- **WHAT NEEDS TO BE DONE**
Tally the lines that contain the string "image" and give the number by itself.

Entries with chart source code
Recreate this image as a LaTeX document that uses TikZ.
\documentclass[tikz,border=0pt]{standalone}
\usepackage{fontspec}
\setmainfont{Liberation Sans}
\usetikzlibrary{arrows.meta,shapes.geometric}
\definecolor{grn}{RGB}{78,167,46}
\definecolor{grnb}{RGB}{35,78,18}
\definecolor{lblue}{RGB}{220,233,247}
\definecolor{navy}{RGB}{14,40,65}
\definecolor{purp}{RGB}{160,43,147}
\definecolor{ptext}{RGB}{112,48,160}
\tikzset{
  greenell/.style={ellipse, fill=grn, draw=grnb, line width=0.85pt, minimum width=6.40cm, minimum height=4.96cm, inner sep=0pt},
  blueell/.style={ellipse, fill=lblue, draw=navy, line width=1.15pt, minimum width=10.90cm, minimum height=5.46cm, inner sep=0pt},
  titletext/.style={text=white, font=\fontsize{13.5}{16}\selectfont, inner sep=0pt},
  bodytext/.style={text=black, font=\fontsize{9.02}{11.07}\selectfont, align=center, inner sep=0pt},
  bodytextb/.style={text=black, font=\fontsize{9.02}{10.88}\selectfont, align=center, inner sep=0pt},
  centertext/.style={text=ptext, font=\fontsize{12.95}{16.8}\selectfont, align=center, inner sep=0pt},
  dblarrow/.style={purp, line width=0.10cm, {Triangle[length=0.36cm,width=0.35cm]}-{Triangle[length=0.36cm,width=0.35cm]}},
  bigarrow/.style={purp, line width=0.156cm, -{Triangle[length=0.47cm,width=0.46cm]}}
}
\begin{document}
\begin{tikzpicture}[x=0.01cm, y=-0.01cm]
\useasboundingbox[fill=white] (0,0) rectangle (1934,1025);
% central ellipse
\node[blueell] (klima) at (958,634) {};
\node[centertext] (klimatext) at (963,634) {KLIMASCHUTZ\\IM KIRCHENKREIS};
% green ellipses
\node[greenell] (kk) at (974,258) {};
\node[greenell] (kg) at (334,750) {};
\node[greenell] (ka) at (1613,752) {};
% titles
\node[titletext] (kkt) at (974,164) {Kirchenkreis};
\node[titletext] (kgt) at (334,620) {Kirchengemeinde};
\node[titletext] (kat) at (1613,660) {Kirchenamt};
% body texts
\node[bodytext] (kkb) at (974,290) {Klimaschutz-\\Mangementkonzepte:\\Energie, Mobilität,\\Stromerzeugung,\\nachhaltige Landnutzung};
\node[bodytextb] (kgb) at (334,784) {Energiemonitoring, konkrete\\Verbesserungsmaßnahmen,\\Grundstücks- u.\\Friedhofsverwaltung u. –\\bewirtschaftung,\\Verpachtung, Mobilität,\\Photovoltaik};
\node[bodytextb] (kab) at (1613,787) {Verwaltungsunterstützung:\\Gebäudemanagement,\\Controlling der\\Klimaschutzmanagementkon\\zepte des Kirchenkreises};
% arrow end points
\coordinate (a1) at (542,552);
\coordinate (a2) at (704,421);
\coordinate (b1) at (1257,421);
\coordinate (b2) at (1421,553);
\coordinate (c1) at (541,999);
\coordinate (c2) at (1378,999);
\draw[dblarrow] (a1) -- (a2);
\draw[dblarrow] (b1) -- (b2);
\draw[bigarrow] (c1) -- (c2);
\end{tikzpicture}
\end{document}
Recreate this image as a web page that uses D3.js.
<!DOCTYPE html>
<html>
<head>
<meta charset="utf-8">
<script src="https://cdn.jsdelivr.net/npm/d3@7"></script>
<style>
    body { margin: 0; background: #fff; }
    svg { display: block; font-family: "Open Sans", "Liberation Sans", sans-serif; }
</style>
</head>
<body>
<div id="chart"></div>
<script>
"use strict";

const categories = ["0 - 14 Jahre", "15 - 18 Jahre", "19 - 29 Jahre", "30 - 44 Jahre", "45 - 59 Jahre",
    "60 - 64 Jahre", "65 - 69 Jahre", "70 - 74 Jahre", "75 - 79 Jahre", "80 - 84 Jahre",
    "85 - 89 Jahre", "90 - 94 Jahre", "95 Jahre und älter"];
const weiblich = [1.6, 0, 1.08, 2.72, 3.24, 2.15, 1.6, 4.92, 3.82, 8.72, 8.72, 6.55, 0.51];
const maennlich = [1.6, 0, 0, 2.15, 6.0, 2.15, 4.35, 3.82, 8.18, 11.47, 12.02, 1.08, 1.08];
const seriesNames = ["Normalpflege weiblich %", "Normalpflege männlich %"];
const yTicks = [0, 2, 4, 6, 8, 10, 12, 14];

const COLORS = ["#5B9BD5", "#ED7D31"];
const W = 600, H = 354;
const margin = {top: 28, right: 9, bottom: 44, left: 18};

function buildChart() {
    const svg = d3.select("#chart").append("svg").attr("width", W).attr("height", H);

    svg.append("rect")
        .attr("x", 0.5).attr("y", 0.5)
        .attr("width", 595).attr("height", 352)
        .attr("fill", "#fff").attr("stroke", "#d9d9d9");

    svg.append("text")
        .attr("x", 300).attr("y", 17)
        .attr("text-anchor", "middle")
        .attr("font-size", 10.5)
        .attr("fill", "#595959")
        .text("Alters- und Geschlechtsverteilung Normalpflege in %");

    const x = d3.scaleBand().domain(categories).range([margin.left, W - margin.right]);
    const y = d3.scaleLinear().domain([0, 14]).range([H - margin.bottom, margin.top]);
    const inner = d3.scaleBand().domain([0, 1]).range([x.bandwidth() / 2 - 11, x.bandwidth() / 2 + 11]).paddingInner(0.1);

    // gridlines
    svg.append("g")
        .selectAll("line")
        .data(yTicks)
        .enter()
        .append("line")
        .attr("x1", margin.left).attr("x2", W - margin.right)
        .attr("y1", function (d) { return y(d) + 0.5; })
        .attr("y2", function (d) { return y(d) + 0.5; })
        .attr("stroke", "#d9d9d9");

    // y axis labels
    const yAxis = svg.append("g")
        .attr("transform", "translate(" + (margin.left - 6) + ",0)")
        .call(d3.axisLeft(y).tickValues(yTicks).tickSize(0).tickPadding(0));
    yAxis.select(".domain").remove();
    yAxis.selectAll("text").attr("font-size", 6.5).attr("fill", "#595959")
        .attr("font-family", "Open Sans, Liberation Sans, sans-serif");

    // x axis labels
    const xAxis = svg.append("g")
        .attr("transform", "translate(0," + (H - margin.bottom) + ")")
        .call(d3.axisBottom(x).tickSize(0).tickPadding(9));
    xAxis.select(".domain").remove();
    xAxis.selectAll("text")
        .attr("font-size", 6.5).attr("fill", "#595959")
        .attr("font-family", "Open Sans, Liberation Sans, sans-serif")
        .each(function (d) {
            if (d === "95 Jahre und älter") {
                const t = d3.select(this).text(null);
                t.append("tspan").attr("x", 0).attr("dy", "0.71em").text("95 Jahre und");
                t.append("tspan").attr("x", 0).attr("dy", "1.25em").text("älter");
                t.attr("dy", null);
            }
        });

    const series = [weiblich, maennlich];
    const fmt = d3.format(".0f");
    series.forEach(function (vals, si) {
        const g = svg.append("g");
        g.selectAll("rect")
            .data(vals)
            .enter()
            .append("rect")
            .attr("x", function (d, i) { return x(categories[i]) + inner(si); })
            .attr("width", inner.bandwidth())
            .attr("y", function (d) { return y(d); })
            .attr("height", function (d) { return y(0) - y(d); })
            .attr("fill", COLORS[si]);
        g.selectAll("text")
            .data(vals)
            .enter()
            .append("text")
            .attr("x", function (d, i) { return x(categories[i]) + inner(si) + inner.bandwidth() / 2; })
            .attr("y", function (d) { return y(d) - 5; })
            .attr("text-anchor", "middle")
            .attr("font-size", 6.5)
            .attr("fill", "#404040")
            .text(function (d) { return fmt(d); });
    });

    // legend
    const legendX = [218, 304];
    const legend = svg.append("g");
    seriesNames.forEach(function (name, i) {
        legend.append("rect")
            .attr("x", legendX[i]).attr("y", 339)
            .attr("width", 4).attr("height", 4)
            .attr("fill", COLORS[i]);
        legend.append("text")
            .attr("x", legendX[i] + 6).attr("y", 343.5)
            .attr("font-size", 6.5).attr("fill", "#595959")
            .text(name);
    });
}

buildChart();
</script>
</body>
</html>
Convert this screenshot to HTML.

- **SOLUTION FOR THIS TASK**
2